■ **TASK INSTRUCTIONS**
Only lines holding the word "this" should be copied from the material.

■ **RECORDED DATA**
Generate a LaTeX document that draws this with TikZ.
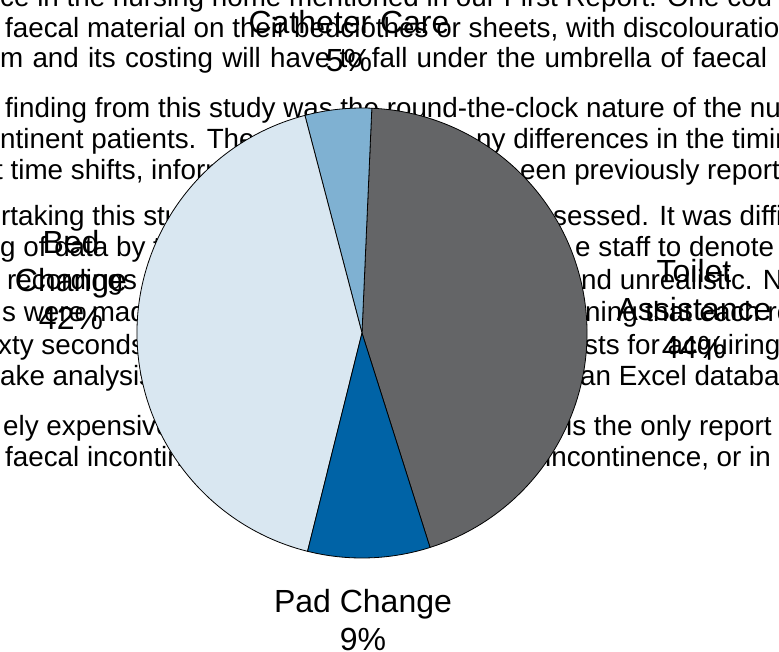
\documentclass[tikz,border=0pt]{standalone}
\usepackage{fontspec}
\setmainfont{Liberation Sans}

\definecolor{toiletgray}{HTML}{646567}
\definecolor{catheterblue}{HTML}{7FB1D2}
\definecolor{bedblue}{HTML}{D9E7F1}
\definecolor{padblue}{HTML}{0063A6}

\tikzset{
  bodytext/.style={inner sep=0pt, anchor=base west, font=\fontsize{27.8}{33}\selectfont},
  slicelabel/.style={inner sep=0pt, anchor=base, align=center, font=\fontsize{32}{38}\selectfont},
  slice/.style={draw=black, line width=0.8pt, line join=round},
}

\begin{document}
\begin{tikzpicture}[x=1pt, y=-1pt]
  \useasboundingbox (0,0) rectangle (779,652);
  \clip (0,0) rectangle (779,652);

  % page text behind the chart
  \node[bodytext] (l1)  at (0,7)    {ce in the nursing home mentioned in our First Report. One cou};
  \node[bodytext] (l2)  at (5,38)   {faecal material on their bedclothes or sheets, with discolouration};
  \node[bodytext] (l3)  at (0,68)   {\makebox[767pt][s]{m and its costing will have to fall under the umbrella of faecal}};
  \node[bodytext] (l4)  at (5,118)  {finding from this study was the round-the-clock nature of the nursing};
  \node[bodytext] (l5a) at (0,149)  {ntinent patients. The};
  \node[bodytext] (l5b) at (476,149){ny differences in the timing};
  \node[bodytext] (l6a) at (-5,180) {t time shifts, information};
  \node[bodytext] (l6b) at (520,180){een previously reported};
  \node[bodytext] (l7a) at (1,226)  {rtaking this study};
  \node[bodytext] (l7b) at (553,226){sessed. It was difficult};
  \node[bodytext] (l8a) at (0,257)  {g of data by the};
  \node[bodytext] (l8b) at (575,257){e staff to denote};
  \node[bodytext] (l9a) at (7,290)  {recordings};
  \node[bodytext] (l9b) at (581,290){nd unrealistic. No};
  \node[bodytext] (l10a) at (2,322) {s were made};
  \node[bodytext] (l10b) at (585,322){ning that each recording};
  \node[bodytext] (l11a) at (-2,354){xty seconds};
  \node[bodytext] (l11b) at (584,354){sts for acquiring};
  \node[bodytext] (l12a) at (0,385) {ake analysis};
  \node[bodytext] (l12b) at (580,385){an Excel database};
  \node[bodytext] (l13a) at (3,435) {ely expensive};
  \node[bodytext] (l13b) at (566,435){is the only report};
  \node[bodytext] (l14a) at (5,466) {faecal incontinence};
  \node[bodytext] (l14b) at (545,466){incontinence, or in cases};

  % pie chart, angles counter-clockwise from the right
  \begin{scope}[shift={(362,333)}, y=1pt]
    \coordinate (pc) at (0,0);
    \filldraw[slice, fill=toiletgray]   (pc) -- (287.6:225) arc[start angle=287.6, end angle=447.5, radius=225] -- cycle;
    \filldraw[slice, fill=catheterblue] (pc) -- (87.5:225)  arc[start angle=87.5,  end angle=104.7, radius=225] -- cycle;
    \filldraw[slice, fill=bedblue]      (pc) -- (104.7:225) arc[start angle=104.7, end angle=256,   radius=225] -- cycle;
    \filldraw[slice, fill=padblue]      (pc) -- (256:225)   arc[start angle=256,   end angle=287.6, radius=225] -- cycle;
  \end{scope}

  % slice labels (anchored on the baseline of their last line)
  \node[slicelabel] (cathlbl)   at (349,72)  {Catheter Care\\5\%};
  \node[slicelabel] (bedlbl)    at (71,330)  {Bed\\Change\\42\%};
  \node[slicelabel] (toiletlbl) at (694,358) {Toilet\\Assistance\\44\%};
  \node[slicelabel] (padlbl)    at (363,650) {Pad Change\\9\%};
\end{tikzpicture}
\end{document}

■ **TASK SOLUTION**
Generate a LaTeX document that draws this with TikZ.
  \node[bodytext] (l4)  at (5,118)  {finding from this study was the round-the-clock nature of the nursing};
  \node[bodytext] (l7a) at (1,226)  {rtaking this study};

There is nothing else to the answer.